Nach den nicht angefochtenen Feststellungen des LSG beträgt der Einheitswert des Einfamilienhauses 7.100,- DM und der Bruchteil des Klägers einhalb. Infolgedessen entfällt auf ihn nur ein Betrag von 3.550,- DM als Anteil des Einheitswertes. Da dieser unter der in der VO aufgestellten Grenze von 6.000,- DM liegt, durften bei der Berechnung der Ausgleichsrente Einkünfte aus Grundbesitz nicht berücksichtigt werden. Die Verwaltungsbescheide sind insoweit rechtswidrig. Dies hat die angefochtene Entscheidung verkannt, so daß sie nicht aufrechterhalten werden konnte.
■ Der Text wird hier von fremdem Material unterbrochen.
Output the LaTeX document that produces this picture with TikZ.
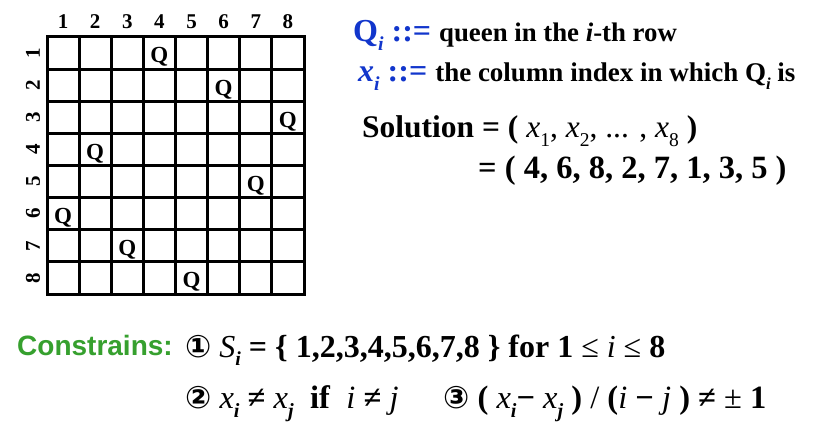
\documentclass[tikz,border=0pt]{standalone}
\usepackage{fontspec}
\setmainfont{Liberation Serif}
\newfontfamily\arialf{Liberation Sans}
\newfontfamily\djv{DejaVu Sans}
\newcommand\fsz[1]{\fontsize{#1}{#1}\selectfont}
\newcommand\sbi[1]{\raisebox{-0.28em}{\fontsize{0.62em}{0.62em}\selectfont #1}}
\newcommand\circd[1]{{\djv\bfseries\fsz{31}#1}}
\definecolor{qblue}{HTML}{1236CC}
\definecolor{cgreen}{HTML}{36A02E}
\tikzset{
  gridline/.style={line width=3pt, line cap=rect},
  lbl/.style={inner sep=0pt, font=\fsz{21}\bfseries},
  queen/.style={inner sep=0pt, anchor=base, font=\fsz{23}\bfseries},
  txt/.style={inner sep=0pt, anchor=base west},
}
\begin{document}
\begin{tikzpicture}[x=1pt,y=-1pt]
\path[use as bounding box, fill=white] (0,0) rectangle (839,436);
% board
\foreach \i in {0,...,8} {
  \draw[gridline] (47+\i*32.125,37) -- (47+\i*32.125,294);
  \draw[gridline] (47,37+\i*32.125) -- (304,37+\i*32.125);
}
\foreach \c in {1,...,8}
  \node[lbl] (col\c) at (47+\c*32.125-16.06, 22) {\c};
\foreach \r in {1,...,8}
  \node[lbl, rotate=90] (row\r) at (33, 37+\r*32.125-16.06) {\r};
\foreach \r/\c in {1/4,2/6,3/8,4/2,5/7,6/1,7/3,8/5}
  \node[queen] (q\r) at (47+\c*32.125-16.06, 37+\r*32.125-32.125+26) {Q};
% definitions
\node[txt] (defQ) at (353,42) {{\fsz{32}\bfseries\color{qblue}Q\sbi{\textit{i}} ::=}\hspace{8pt}{\fsz{26.8}\bfseries queen in the \textit{i}-th row}};
\node[txt] (defx) at (358,82) {{\fsz{32}\bfseries\color{qblue}\textit{x}\sbi{\textit{i}} ::=}\hspace{8pt}{\fsz{27}\bfseries the column index in which Q\sbi{\textit{i}} is}};
\node[txt] (sol1) at (362,138) {\fsz{31.5}\textbf{Solution = (} \textit{x}\sbi{1}, \textit{x}\sbi{2}, ... , \textit{x}\sbi{8} \textbf{)}};
\node[txt] (sol2) at (478,178) {\fsz{32.5}\bfseries = ( 4, 6, 8, 2, 7, 1, 3, 5 )};
% constraints
\node[txt] (cons) at (17,355) {\fsz{28}\arialf\bfseries\color{cgreen}Constrains:};
\node[txt] (c1) at (185,357) {\fsz{32}\circd{①} \textit{S}\sbi{\textbf{\textit{i}}} \textbf{= \{ 1,2,3,4,5,6,7,8 \} for 1} ≤ \textit{i} ≤ \textbf{8}};
\node[txt] (c2) at (185,408) {\fsz{32.5}\circd{②} \textit{x}\sbi{\textbf{\textit{i}}} \textbf{≠} \textit{x}\sbi{\textbf{\textit{j}}} \ \textbf{if} \ \textit{i} \textbf{≠} \textit{j}};
\node[txt] (c3) at (443,408) {\fsz{32.5}\circd{③} \textbf{(} \textit{x}\sbi{\textbf{\textit{i}}}\textbf{−} \textit{x}\sbi{\textbf{\textit{j}}} \textbf{)} / \textbf{(}\textit{i} \textbf{−} \textit{j} \textbf{)} \textbf{≠} ± \textbf{1}};
\end{tikzpicture}
\end{document}
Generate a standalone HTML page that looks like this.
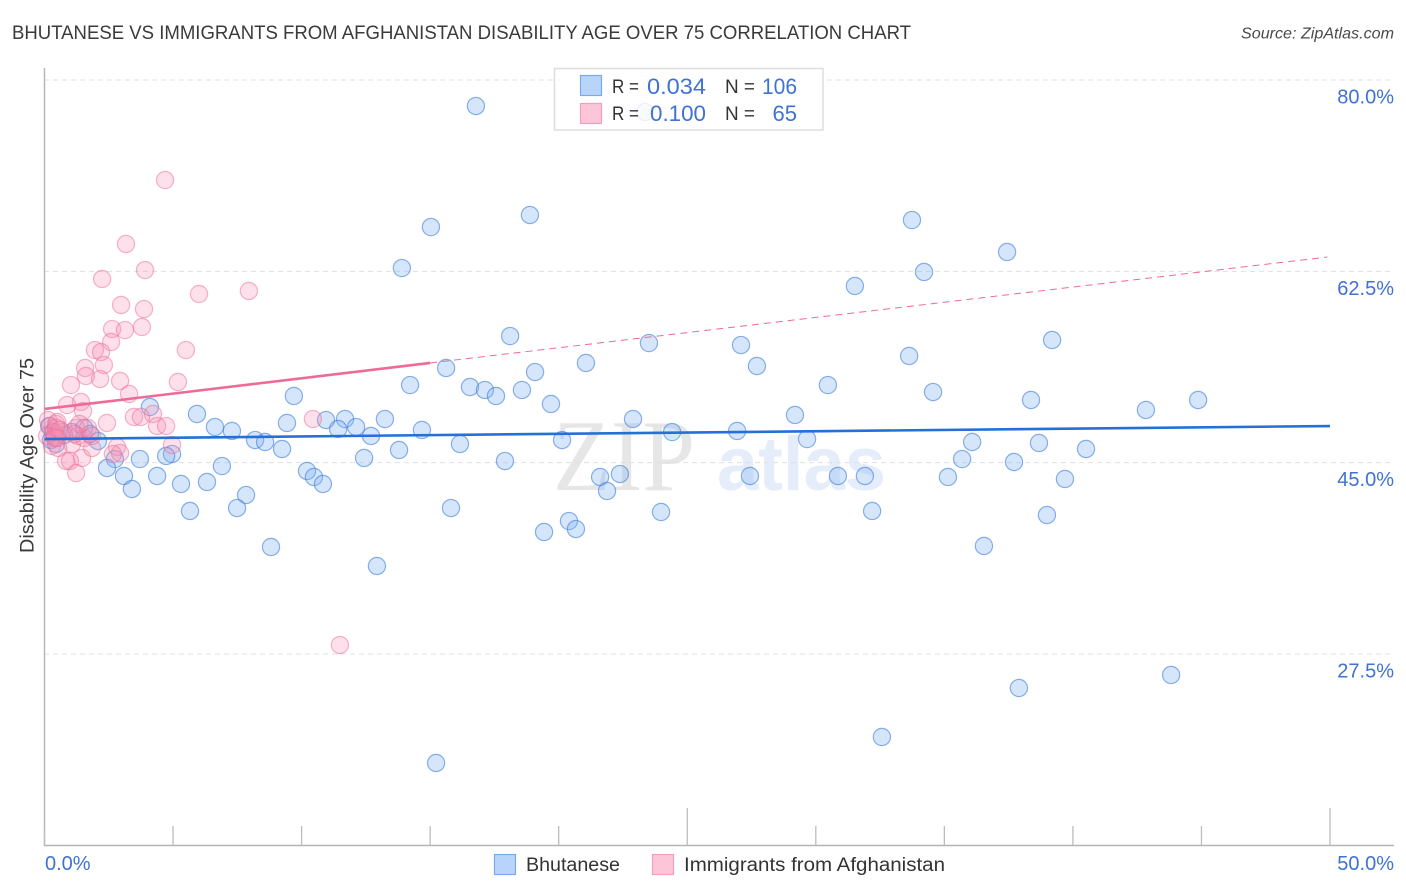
<!DOCTYPE html>
<html lang="en">
<head>
<meta charset="utf-8">
<title>Bhutanese vs Immigrants from Afghanistan Disability Age Over 75 Correlation Chart</title>
<style>
html,body{margin:0;padding:0;background:#fff;width:1406px;height:892px;overflow:hidden}
svg{display:block;font-family:"Liberation Sans",sans-serif}
</style>
</head>
<body>
<svg id="chart" xmlns="http://www.w3.org/2000/svg" width="1406" height="892" viewBox="0 0 1406 892">
  <rect width="1406" height="892" fill="#fff"/>
  <text x="12" y="39" font-size="19" fill="#3a3a3a" textLength="899" lengthAdjust="spacingAndGlyphs">BHUTANESE VS IMMIGRANTS FROM AFGHANISTAN DISABILITY AGE OVER 75 CORRELATION CHART</text>
  <text x="1394" y="38.5" font-size="16" font-style="italic" fill="#4a4a4a" text-anchor="end" textLength="153" lengthAdjust="spacingAndGlyphs">Source: ZipAtlas.com</text>
  <g>
    <text x="553" y="490" font-family="'Liberation Serif',serif" font-size="102" fill="#e6e6e6" textLength="142" lengthAdjust="spacingAndGlyphs">ZIP</text>
    <text x="717" y="490" font-size="76" font-weight="700" fill="#e5edfa" textLength="169" lengthAdjust="spacingAndGlyphs">atlas</text>
  </g>
  <g id="grid"></g>
  <g id="axes">
    <line x1="44.5" y1="68" x2="44.5" y2="846" stroke="#b4b4b4" stroke-width="1.4"/>
    <line x1="44" y1="845.5" x2="1394" y2="845.5" stroke="#b4b4b4" stroke-width="1.4"/>
  </g>
  <g id="blue-points"></g>
  <g id="pink-points"></g>
  <g id="trends"></g>
  <g id="labels"></g>
  <text transform="translate(33.5,455.5) rotate(-90)" font-size="19" fill="#3a3a3a" text-anchor="middle" textLength="195" lengthAdjust="spacingAndGlyphs">Disability Age Over 75</text>

  <g>
    <rect x="554.5" y="68.5" width="268.5" height="61.5" fill="#fff" fill-opacity="0.82" stroke="#dedede" stroke-width="1.5"/>
    <rect x="580.5" y="75.5" width="21" height="20" fill="#b9d4fa" stroke="#7aa9e8" stroke-width="1.2"/>
    <rect x="580.5" y="103.5" width="21" height="20" fill="#fcc6d8" stroke="#f0a0bc" stroke-width="1.2"/>
    <text x="612" y="93" font-size="19" fill="#333" textLength="27" lengthAdjust="spacingAndGlyphs">R =</text>
    <text x="647" y="94" font-size="22" fill="#3f72d4" textLength="59" lengthAdjust="spacingAndGlyphs">0.034</text>
    <text x="725" y="93" font-size="19" fill="#333" textLength="30" lengthAdjust="spacingAndGlyphs">N =</text>
    <text x="762" y="94" font-size="22" fill="#3f72d4" textLength="35" lengthAdjust="spacingAndGlyphs">106</text>
    <text x="612" y="120" font-size="19" fill="#333" textLength="27" lengthAdjust="spacingAndGlyphs">R =</text>
    <text x="650" y="121" font-size="22" fill="#3f72d4" textLength="56" lengthAdjust="spacingAndGlyphs">0.100</text>
    <text x="725" y="120" font-size="19" fill="#333" textLength="30" lengthAdjust="spacingAndGlyphs">N =</text>
    <text x="797" y="121" font-size="22" fill="#3f72d4" text-anchor="end">65</text>
  </g>

  <g>
    <rect x="494.5" y="854.5" width="21" height="20" fill="#b9d4fa" stroke="#7aa9e8" stroke-width="1.2"/>
    <text x="526" y="871" font-size="19" fill="#333" textLength="94" lengthAdjust="spacingAndGlyphs">Bhutanese</text>
    <rect x="652.5" y="854.5" width="21" height="20" fill="#fcc6d8" stroke="#f0a0bc" stroke-width="1.2"/>
    <text x="684" y="871" font-size="19" fill="#333" textLength="261" lengthAdjust="spacingAndGlyphs">Immigrants from Afghanistan</text>
  </g>
</svg>
<script>
const yTickValues = [80, 62.5, 45, 27.5];
const yTickLabels = ["80.0%", "62.5%", "45.0%", "27.5%"];
const xTickValues = [0, 5, 10, 15, 20, 25, 30, 35, 40, 45, 50];
const xMajorTicks = [25, 50];
const xEndValues = [0, 50];
const xEndLabels = ["0.0%", "50.0%"];

const blueX = [16.78,23.36,18.88,15.03,33.74,37.44,13.90,34.21,31.52,18.11,39.19,23.51,27.09,33.63,21.06,27.71,15.62,19.08,14.22,16.55,17.13,18.57,17.56,30.47,34.56,9.70,19.70,38.37,44.87,42.84,4.10,5.93,29.19,22.89,11.69,10.95,13.24,9.43,6.63,7.29,11.42,12.12,14.68,26.94,24.41,12.70,8.19,8.58,20.13,29.66,16.16,36.08,38.68,9.24,13.79,40.51,2.08,4.96,4.73,3.71,2.74,12.43,17.91,35.69,37.71,2.43,6.90,10.21,10.48,10.83,3.09,4.38,5.31,6.32,3.40,7.84,21.61,22.38,21.88,27.44,30.86,31.91,35.14,39.69,5.66,7.49,15.81,23.98,32.19,38.99,20.40,20.67,19.43,8.81,36.54,12.93,43.82,37.90,32.57,15.23,0.18,0.25,0.45,0.33,0.76,1.07,1.54,1.77];
const blueY = [77.62,77.07,67.65,66.55,67.19,64.27,62.80,62.44,61.16,56.58,56.22,55.94,55.76,54.76,54.12,53.84,53.66,53.29,52.10,51.92,51.65,51.65,51.10,52.10,51.46,51.10,50.37,50.73,50.73,49.82,50.09,49.45,49.36,48.99,48.99,48.90,48.99,48.63,48.26,47.90,48.08,48.26,47.99,47.90,47.80,47.44,47.07,46.89,47.07,47.16,46.71,46.89,46.80,46.25,46.16,46.25,46.98,45.79,45.61,45.33,45.33,45.43,45.15,45.33,45.06,44.51,44.69,44.24,43.69,43.05,43.78,43.78,43.05,43.23,42.59,42.04,43.69,43.96,42.41,43.78,43.78,43.78,43.69,43.51,40.58,40.85,40.85,40.49,40.58,40.21,39.66,38.93,38.66,37.29,37.38,35.55,25.58,24.39,19.91,17.53,48.35,47.07,46.71,47.80,47.53,47.80,48.17,47.62];

const pinkX = [4.69,3.17,3.91,2.24,6.01,7.95,2.98,3.87,3.79,2.63,3.13,2.59,1.96,5.50,2.20,2.31,1.58,1.61,2.16,2.94,5.19,1.03,3.29,0.88,1.42,1.50,4.22,3.48,3.75,2.43,4.38,4.73,11.49,10.44,4.96,2.82,2.94,2.66,1.46,0.84,0.99,1.23,1.85,1.07,0.14,0.21,0.37,0.10,0.45,0.40,0.29,0.53,0.50,0.70,1.23,1.30,1.54,1.69,1.85,0.45,0.50,1.36,0.41,0.60,1.15];
const pinkY = [70.85,65.00,62.62,61.80,60.43,60.70,59.42,59.05,57.41,57.22,57.13,56.04,55.30,55.30,55.12,53.93,53.66,52.93,52.65,52.47,52.38,52.10,51.28,50.27,50.55,49.72,49.45,49.18,49.18,48.63,48.35,48.35,28.32,48.99,46.62,46.43,45.88,45.79,45.43,45.15,45.15,44.05,46.34,46.71,48.90,48.35,47.80,47.44,48.54,47.44,46.53,46.34,48.72,47.80,48.17,47.44,47.26,48.17,47.44,48.17,47.26,48.54,47.26,47.99,47.62];

const blueTrendX = [0, 50];
const blueTrendY = [47.16, 48.35];
const pinkSolidX = [0, 15];
const pinkSolidY = [49.91, 54.12];
const pinkDashX = [15, 49.9];
const pinkDashY = [54.12, 63.81];

const NS = "http://www.w3.org/2000/svg";
const xAxis = function (v) { return 44.5 + v * 25.71; };
const yAxis = function (v) { return 80 + (80 - v) * 10.933; };
const mk = function (tag, parentId) {
  const el = document.createElementNS(NS, tag);
  document.getElementById(parentId).appendChild(el);
  return el;
};

yTickValues.forEach(function (v, i) {
  const g = mk("line", "grid");
  
  
  g.setAttribute("x1", 44);
  g.setAttribute("x2", 1394);
  g.setAttribute("y1", yAxis(v));
  g.setAttribute("y2", yAxis(v));
  g.setAttribute("stroke", "#e0e0e0");
  g.setAttribute("stroke-width", "1");
  g.setAttribute("stroke-dasharray", "5 4");

  const t = mk("text", "labels");
  
  
  t.setAttribute("x", 1394);
  t.setAttribute("y", yAxis(v) + 23.5);
  t.setAttribute("font-size", "20");
  t.setAttribute("fill", "#3f72d4");
  t.setAttribute("text-anchor", "end");
  t.textContent = yTickLabels[i];
});

xTickValues.forEach(function (v) {
  const tick = mk("line", "axes");
  
  
  tick.setAttribute("x1", xAxis(v));
  tick.setAttribute("x2", xAxis(v));
  tick.setAttribute("y1", xMajorTicks.includes(v) ? 808 : 826);
  tick.setAttribute("y2", 845.5);
  tick.setAttribute("stroke", "#bcbcbc");
  tick.setAttribute("stroke-width", "1.3");
});

xEndValues.forEach(function (v, i) {
  const t = mk("text", "labels");
  
  
  t.setAttribute("x", i === 0 ? xAxis(v) + 0.5 : 1394);
  t.setAttribute("y", 870);
  t.setAttribute("font-size", "20");
  t.setAttribute("fill", "#3f72d4");
  t.setAttribute("text-anchor", i === 0 ? "start" : "end");
  t.textContent = xEndLabels[i];
});

blueX.forEach(function (v, i) {
  const c = mk("circle", "blue-points");
  
  
  c.setAttribute("cx", xAxis(v));
  c.setAttribute("cy", yAxis(blueY[i]));
  c.setAttribute("r", 8.6);
  c.setAttribute("fill", "#7fb0f0");
  c.setAttribute("fill-opacity", "0.32");
  c.setAttribute("stroke", "#3d7fdc");
  c.setAttribute("stroke-opacity", "0.6");
  c.setAttribute("stroke-width", "1.2");
});

pinkX.forEach(function (v, i) {
  const c = mk("circle", "pink-points");
  
  
  c.setAttribute("cx", xAxis(v));
  c.setAttribute("cy", yAxis(pinkY[i]));
  c.setAttribute("r", 8.6);
  c.setAttribute("fill", "#f78fb0");
  c.setAttribute("fill-opacity", "0.28");
  c.setAttribute("stroke", "#ec6c98");
  c.setAttribute("stroke-opacity", "0.5");
  c.setAttribute("stroke-width", "1.2");
});

const drawTrend = function (xs, ys, color, width, dash) {
  const l = mk("line", "trends");
  l.setAttribute("x1", xAxis(xs[0]));
  l.setAttribute("y1", yAxis(ys[0]));
  l.setAttribute("x2", xAxis(xs[1]));
  l.setAttribute("y2", yAxis(ys[1]));
  l.setAttribute("stroke", color);
  l.setAttribute("stroke-width", width);
  if (dash) { l.setAttribute("stroke-dasharray", dash); }
  return l;
};
const trendBlue = drawTrend(blueTrendX, blueTrendY, "#2470d8", 2.6, null);


const trendPink = drawTrend(pinkSolidX, pinkSolidY, "#ee6a98", 2.6, null);


const trendPinkDash = drawTrend(pinkDashX, pinkDashY, "#ee6a98", 1, "7 5");


</script>
</body>
</html>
Der Senat hatte bei seiner Entscheidung zu berücksichtigen, daß ebenfalls das SG die vorstehend dargelegte Rechtslage verkannt hat. Gegen dessen auch den Kläger belastendes Urteil hatte nur die - ebenfalls belastete - Verwaltung, nicht aber der Kläger Berufung oder Anschlußberufung eingelegt. Infolgedessen kann zugunsten des Klägers nicht über das Urteil des SG hinausgegangen werden. Das SG hat außerdem dargelegt, daß maßgebend der Einheitswert von 7.100,- DM ist und nicht etwa - da es sich um ein im Erbbaurecht erstelltes Einfamilienhaus handelt - ein um den Wert des Grundstücks zu vermindernder Einheitswert. Auch insoweit hat der Kläger von Rechtsmitteln keinen Gebrauch gemacht, so daß auf sein Vorbringen zu diesem Punkte in der Revisionsinstanz nicht eingegangen werden kann.
Dementsprechend war auf die Revision des Klägers das angefochtene Urteil aufzuheben und die Berufung des Beklagten gegen das Urteil des Sozialgerichts Lübeck zurückzuweisen.
Die Entscheidung über die Kosten beruht auf § 193 Abs. 1 SGG.
Da die Voraussetzungen der §§ 165, 153 Abs. 1, 124 Abs. 2 SGG vorliegen, konnte der Senat ohne mündliche Verhandlung durch Urteil entscheiden.